*EXERCISE REQUIREMENTS:* Every line that holds the string "this" is to be identified and copied.

*INPUT MATERIAL:*
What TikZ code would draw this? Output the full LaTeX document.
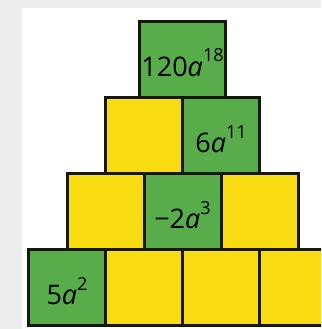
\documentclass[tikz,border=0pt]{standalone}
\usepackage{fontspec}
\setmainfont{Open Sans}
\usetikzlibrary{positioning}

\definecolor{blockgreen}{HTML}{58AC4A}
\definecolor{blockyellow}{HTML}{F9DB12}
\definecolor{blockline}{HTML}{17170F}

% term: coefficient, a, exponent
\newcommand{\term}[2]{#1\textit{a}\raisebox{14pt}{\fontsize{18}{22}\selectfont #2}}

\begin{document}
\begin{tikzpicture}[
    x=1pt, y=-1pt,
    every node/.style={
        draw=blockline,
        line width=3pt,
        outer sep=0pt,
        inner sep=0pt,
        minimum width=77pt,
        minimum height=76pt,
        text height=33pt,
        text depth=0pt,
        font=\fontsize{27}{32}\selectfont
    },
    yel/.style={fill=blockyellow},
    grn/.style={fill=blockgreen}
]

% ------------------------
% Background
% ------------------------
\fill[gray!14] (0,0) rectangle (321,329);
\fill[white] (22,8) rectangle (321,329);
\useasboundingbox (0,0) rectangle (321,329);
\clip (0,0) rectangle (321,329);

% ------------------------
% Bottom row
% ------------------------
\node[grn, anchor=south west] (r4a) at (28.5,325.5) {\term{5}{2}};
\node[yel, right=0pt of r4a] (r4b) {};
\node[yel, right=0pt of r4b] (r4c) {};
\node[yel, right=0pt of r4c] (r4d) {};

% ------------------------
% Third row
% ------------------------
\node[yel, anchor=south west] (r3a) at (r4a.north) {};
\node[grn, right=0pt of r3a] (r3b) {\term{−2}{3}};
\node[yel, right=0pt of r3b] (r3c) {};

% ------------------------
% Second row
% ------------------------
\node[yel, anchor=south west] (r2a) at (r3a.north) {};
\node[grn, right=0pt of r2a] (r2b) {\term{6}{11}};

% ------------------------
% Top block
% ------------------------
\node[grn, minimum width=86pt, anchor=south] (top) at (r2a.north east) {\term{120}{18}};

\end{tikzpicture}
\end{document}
==
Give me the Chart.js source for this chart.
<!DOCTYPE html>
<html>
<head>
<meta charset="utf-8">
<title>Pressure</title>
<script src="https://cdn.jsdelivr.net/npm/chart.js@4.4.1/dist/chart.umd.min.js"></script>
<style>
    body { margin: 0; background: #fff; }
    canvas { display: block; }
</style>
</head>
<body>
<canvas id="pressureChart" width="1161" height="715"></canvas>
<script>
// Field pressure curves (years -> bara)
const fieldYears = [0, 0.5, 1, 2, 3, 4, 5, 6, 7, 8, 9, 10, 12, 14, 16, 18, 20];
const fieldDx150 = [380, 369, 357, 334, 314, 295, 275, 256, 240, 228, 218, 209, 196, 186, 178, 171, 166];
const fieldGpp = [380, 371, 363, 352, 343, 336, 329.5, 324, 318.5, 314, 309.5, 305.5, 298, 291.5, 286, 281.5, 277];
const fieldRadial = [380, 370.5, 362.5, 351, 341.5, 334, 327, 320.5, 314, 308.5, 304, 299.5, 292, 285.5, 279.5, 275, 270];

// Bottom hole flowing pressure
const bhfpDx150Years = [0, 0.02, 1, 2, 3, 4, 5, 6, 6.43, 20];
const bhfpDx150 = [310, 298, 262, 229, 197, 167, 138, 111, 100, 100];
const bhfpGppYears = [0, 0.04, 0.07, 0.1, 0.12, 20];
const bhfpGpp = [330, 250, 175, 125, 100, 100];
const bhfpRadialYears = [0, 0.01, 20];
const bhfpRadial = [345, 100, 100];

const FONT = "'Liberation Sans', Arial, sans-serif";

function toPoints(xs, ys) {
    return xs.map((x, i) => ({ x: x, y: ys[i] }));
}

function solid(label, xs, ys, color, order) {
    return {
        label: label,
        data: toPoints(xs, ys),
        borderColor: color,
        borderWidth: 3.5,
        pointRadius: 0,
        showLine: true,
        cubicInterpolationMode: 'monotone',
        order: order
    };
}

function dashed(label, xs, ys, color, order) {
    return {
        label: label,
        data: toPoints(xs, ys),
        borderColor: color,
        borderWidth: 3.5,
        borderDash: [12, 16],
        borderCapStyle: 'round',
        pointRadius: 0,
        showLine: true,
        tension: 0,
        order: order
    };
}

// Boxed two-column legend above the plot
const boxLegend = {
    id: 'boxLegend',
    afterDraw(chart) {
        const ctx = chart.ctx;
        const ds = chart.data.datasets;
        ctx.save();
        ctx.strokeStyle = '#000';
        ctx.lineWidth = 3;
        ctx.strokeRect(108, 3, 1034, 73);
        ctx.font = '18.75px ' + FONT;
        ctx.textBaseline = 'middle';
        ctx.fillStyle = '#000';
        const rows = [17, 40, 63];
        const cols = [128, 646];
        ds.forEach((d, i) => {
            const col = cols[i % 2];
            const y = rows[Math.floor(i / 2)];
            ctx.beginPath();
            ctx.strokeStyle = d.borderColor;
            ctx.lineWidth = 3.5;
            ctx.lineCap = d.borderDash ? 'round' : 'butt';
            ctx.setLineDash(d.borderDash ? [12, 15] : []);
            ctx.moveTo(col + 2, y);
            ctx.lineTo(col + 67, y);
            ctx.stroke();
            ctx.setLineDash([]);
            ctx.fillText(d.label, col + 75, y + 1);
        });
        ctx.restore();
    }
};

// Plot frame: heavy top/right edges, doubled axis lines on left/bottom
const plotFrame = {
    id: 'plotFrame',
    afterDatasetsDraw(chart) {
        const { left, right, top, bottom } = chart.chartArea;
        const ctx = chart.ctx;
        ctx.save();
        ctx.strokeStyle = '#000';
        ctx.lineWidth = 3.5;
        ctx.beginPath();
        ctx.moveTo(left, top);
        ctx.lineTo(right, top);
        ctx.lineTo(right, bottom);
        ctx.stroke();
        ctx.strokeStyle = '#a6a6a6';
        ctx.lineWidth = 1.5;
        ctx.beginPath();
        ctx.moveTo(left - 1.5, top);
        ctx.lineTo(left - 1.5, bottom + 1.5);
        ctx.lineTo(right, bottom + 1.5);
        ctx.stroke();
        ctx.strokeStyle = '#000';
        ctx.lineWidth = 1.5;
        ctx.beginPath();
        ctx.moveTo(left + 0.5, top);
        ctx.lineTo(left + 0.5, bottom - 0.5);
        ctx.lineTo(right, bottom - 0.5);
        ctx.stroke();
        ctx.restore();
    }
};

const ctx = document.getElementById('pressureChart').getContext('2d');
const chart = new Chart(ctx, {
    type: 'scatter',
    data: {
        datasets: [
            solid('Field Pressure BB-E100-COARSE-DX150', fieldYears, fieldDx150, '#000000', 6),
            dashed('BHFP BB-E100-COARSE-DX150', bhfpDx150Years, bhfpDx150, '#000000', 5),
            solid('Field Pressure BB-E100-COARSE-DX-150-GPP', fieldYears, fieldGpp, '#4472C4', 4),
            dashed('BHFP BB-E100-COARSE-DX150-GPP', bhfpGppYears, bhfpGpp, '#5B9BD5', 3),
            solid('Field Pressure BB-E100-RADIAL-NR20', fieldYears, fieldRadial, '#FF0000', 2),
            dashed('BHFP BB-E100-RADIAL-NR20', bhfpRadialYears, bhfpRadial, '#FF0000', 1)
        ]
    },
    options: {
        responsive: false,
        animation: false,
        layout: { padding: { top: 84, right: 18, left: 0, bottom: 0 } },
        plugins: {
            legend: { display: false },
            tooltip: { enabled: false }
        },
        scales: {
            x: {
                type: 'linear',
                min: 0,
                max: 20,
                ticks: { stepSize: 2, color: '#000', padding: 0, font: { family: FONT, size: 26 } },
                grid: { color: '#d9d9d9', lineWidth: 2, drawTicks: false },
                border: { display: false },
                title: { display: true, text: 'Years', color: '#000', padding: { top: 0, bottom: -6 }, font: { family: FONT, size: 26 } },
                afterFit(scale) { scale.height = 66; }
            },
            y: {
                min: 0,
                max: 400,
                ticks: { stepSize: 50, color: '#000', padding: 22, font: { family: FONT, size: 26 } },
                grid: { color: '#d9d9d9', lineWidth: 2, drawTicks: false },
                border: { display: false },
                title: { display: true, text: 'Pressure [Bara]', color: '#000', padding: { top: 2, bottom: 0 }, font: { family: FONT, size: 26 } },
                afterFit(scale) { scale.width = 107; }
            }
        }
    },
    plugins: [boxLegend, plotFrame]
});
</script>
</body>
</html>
==
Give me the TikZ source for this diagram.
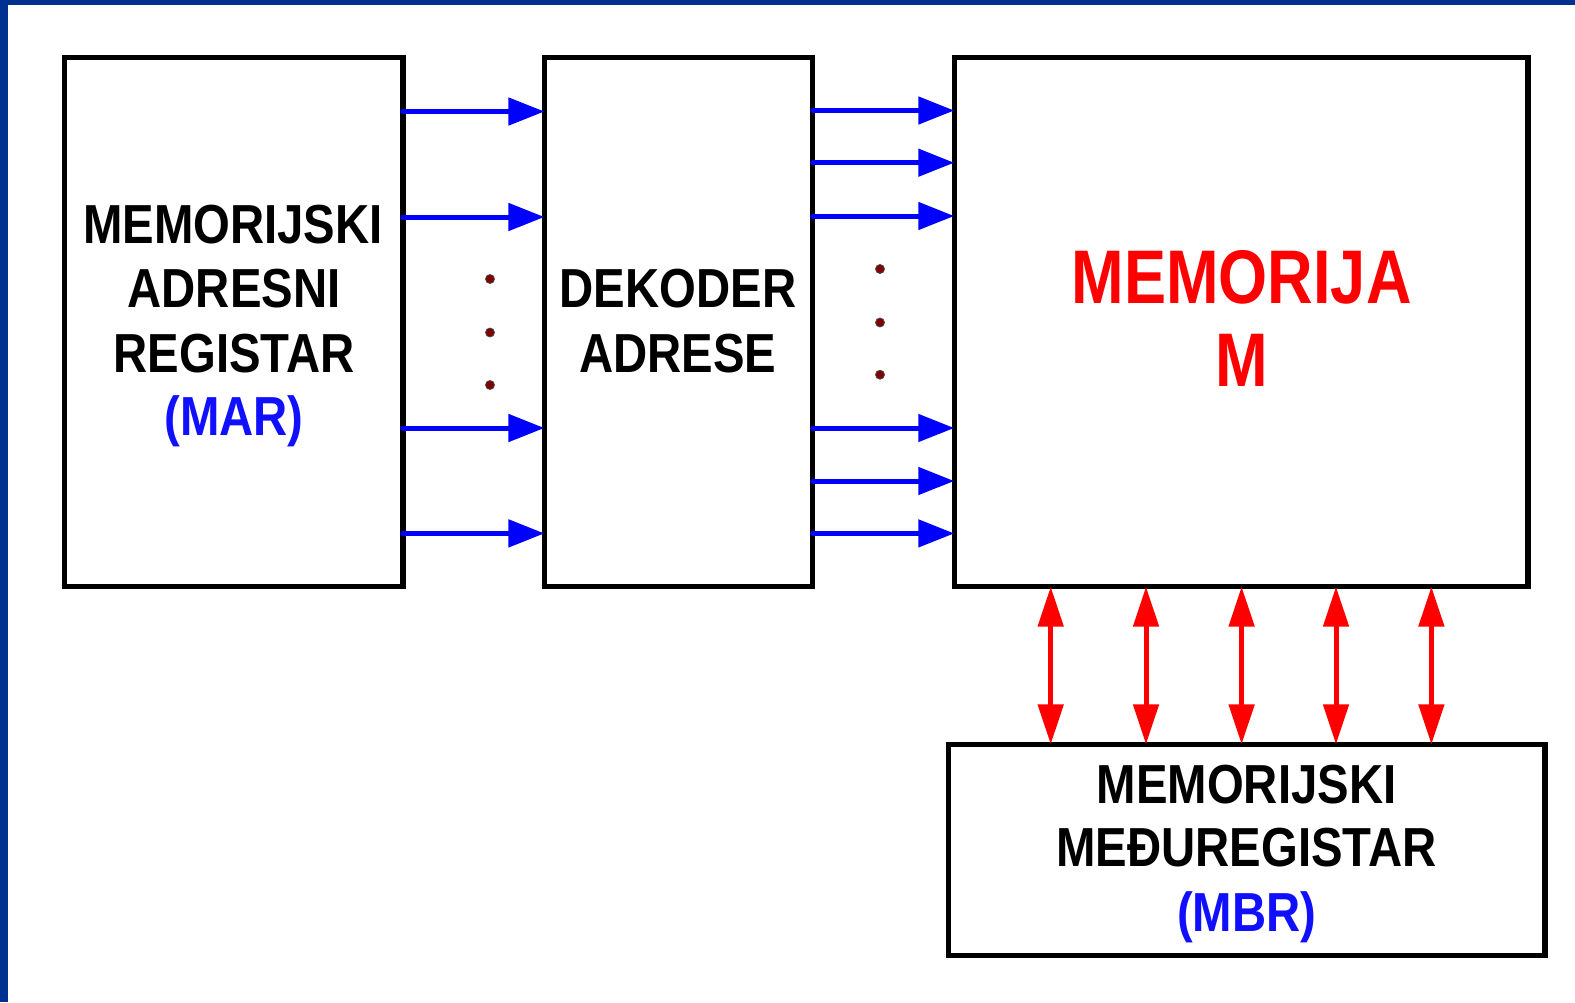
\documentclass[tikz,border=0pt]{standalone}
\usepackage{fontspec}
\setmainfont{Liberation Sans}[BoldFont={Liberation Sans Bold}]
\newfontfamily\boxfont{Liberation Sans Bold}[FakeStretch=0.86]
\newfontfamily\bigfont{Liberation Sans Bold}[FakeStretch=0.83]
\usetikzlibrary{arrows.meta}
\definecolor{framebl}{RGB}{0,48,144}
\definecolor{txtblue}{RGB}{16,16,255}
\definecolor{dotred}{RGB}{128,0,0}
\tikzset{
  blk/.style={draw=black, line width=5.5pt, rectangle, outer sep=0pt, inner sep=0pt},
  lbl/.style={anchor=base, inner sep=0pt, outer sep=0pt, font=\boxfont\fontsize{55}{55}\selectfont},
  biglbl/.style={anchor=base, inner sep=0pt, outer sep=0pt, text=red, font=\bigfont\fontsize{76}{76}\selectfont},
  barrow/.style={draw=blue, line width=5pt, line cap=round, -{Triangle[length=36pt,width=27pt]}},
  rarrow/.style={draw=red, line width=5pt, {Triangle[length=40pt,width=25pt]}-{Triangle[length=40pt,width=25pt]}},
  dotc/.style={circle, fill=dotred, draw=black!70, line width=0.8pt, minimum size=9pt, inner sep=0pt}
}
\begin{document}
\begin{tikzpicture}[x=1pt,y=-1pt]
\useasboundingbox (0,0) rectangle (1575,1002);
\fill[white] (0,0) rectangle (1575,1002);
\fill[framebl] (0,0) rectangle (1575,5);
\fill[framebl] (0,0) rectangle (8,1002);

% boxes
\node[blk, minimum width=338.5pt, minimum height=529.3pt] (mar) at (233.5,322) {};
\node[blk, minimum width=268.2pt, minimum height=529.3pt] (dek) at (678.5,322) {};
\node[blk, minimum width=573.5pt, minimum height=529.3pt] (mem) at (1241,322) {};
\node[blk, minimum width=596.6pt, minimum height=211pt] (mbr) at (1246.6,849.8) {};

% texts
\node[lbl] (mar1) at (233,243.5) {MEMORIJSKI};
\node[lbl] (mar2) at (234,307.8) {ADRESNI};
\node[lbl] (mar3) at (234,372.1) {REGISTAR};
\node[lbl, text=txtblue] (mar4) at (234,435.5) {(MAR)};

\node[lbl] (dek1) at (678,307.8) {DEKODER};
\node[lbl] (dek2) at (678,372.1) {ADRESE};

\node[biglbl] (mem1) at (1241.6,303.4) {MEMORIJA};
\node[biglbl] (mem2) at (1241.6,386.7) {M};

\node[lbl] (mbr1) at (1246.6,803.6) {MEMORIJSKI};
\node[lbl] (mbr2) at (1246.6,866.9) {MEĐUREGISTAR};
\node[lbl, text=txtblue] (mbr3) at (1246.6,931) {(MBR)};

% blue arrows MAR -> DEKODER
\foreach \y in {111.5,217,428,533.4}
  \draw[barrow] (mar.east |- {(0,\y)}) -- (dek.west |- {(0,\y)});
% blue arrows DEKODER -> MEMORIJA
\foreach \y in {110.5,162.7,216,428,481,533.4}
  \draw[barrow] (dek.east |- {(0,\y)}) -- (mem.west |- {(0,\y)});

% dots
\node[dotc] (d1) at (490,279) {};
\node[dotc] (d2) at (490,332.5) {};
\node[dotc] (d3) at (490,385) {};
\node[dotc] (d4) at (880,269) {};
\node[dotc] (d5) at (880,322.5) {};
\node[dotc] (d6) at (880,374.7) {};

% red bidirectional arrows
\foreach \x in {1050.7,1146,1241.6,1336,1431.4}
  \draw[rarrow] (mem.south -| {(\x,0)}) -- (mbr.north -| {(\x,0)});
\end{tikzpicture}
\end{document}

*REPLY TO THE TASK:*
What TikZ code would draw this? Output the full LaTeX document.
Give me the Chart.js source for this chart.
Give me the TikZ source for this diagram.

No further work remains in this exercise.